RAW DATA:
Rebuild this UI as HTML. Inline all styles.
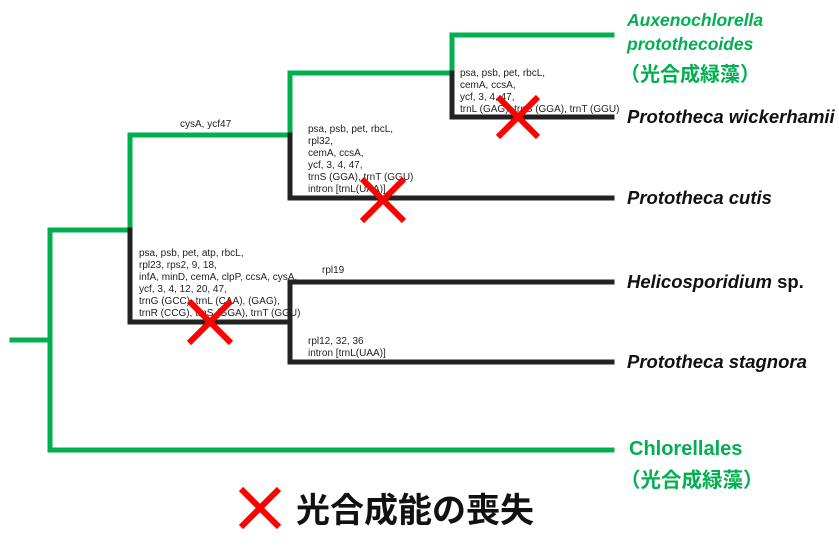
<!DOCTYPE html>
<html><head><meta charset="utf-8"><style>
body{margin:0;background:#fff;}
svg{display:block}
.s{font-family:"Liberation Sans",sans-serif;font-size:10px;fill:#222}
.t{font-family:"Liberation Sans","Noto Sans CJK JP",sans-serif;font-weight:bold;font-size:18.5px}
</style></head><body>
<svg width="839" height="552" viewBox="0 0 839 552">
<g stroke-width="5" fill="none" stroke-linecap="square">
<path d="M12 340H50M50 230V450H612M50 230H130V135H290V73H452V35H612" stroke="#00b050"/>
<path d="M130 230V322H290M290 282V362M290 282H612M290 362H612M290 135V198H612M452 73V117H612" stroke="#222"/>
</g>
<text class="s" x="180" y="127">cysA, ycf47</text>
<text class="s"><tspan x="460" y="76">psa, psb, pet, rbcL,</tspan><tspan x="460" y="88">cemA, ccsA,</tspan><tspan x="460" y="100">ycf, 3, 4, 47,</tspan><tspan x="460" y="112">trnL (GAG), trnS (GGA), trnT (GGU)</tspan></text>
<text class="s"><tspan x="308" y="132">psa, psb, pet, rbcL,</tspan><tspan x="308" y="144">rpl32,</tspan><tspan x="308" y="156">cemA, ccsA,</tspan><tspan x="308" y="168">ycf, 3, 4, 47,</tspan><tspan x="308" y="180">trnS (GGA), trnT (GGU)</tspan><tspan x="308" y="192">intron [trnL(UAA)]</tspan></text>
<text class="s"><tspan x="139" y="256">psa, psb, pet, atp, rbcL,</tspan><tspan x="139" y="268">rpl23, rps2, 9, 18,</tspan><tspan x="139" y="280">infA, minD, cemA, clpP, ccsA, cysA,</tspan><tspan x="139" y="292">ycf, 3, 4, 12, 20, 47,</tspan><tspan x="139" y="304">trnG (GCC), trnL (CAA), (GAG),</tspan><tspan x="139" y="316">trnR (CCG), trnS (GGA), trnT (GGU)</tspan></text>
<text class="s" x="322" y="273">rpl19</text>
<text class="s"><tspan x="308" y="344">rpl12, 32, 36</tspan><tspan x="308" y="356">intron [trnL(UAA)]</tspan></text>
<g stroke="#ff0000" stroke-width="6">
<path d="M498 97L538 137M538 97L498 137"/>
<path d="M362 179L404 221M404 179L362 221"/>
<path d="M189 301L231 343M231 301L189 343"/>
<path d="M241 489L279 527M279 489L241 527"/>
</g>
<g class="t">
<text x="627" y="26" fill="#00b050" font-style="italic" font-size="17.5">Auxenochlorella</text>
<text x="627" y="50" fill="#00b050" font-style="italic" font-size="17.5">protothecoides</text>
<text x="620" y="81" fill="#00b050" font-size="20">（光合成緑藻）</text>
<text x="627" y="123" fill="#111" font-style="italic">Prototheca wickerhamii</text>
<text x="627" y="204" fill="#111" font-style="italic">Prototheca cutis</text>
<text x="627" y="288" fill="#111"><tspan font-style="italic">Helicosporidium</tspan> sp.</text>
<text x="627" y="368" fill="#111" font-style="italic">Prototheca stagnora</text>
<text x="629" y="455" fill="#00b050" font-size="20">Chlorellales</text>
<text x="620" y="487" fill="#00b050" font-size="20.5">（光合成緑藻）</text>
</g>
<text x="296" y="522" font-family="'Noto Sans CJK JP',sans-serif" font-weight="bold" font-size="34" fill="#111">光合成能の喪失</text>
</svg>
</body></html>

EXERCISE GOAL: Leave every image out, and retype the material exactly.

WRITTEN ANSWER:
Rebuild this UI as HTML. Inline all styles.
<!DOCTYPE html>
<html><head><meta charset="utf-8"><style>
body{margin:0;background:#fff;}
svg{display:block}
.s{font-family:"Liberation Sans",sans-serif;font-size:10px;fill:#222}
.t{font-family:"Liberation Sans","Noto Sans CJK JP",sans-serif;font-weight:bold;font-size:18.5px}
</style></head><body>
<svg width="839" height="552" viewBox="0 0 839 552">
<g stroke-width="5" fill="none" stroke-linecap="square">
<path d="M12 340H50M50 230V450H612M50 230H130V135H290V73H452V35H612" stroke="#00b050"/>
<path d="M130 230V322H290M290 282V362M290 282H612M290 362H612M290 135V198H612M452 73V117H612" stroke="#222"/>
</g>
<text class="s" x="180" y="127">cysA, ycf47</text>
<text class="s"><tspan x="460" y="76">psa, psb, pet, rbcL,</tspan><tspan x="460" y="88">cemA, ccsA,</tspan><tspan x="460" y="100">ycf, 3, 4, 47,</tspan><tspan x="460" y="112">trnL (GAG), trnS (GGA), trnT (GGU)</tspan></text>
<text class="s"><tspan x="308" y="132">psa, psb, pet, rbcL,</tspan><tspan x="308" y="144">rpl32,</tspan><tspan x="308" y="156">cemA, ccsA,</tspan><tspan x="308" y="168">ycf, 3, 4, 47,</tspan><tspan x="308" y="180">trnS (GGA), trnT (GGU)</tspan><tspan x="308" y="192">intron [trnL(UAA)]</tspan></text>
<text class="s"><tspan x="139" y="256">psa, psb, pet, atp, rbcL,</tspan><tspan x="139" y="268">rpl23, rps2, 9, 18,</tspan><tspan x="139" y="280">infA, minD, cemA, clpP, ccsA, cysA,</tspan><tspan x="139" y="292">ycf, 3, 4, 12, 20, 47,</tspan><tspan x="139" y="304">trnG (GCC), trnL (CAA), (GAG),</tspan><tspan x="139" y="316">trnR (CCG), trnS (GGA), trnT (GGU)</tspan></text>
<text class="s" x="322" y="273">rpl19</text>
<text class="s"><tspan x="308" y="344">rpl12, 32, 36</tspan><tspan x="308" y="356">intron [trnL(UAA)]</tspan></text>
<g stroke="#ff0000" stroke-width="6">
<path d="M498 97L538 137M538 97L498 137"/>
<path d="M362 179L404 221M404 179L362 221"/>
<path d="M189 301L231 343M231 301L189 343"/>
<path d="M241 489L279 527M279 489L241 527"/>
</g>
<g class="t">
<text x="627" y="26" fill="#00b050" font-style="italic" font-size="17.5">Auxenochlorella</text>
<text x="627" y="50" fill="#00b050" font-style="italic" font-size="17.5">protothecoides</text>
<text x="620" y="81" fill="#00b050" font-size="20">（光合成緑藻）</text>
<text x="627" y="123" fill="#111" font-style="italic">Prototheca wickerhamii</text>
<text x="627" y="204" fill="#111" font-style="italic">Prototheca cutis</text>
<text x="627" y="288" fill="#111"><tspan font-style="italic">Helicosporidium</tspan> sp.</text>
<text x="627" y="368" fill="#111" font-style="italic">Prototheca stagnora</text>
<text x="629" y="455" fill="#00b050" font-size="20">Chlorellales</text>
<text x="620" y="487" fill="#00b050" font-size="20.5">（光合成緑藻）</text>
</g>
<text x="296" y="522" font-family="'Noto Sans CJK JP',sans-serif" font-weight="bold" font-size="34" fill="#111">光合成能の喪失</text>
</svg>
</body></html>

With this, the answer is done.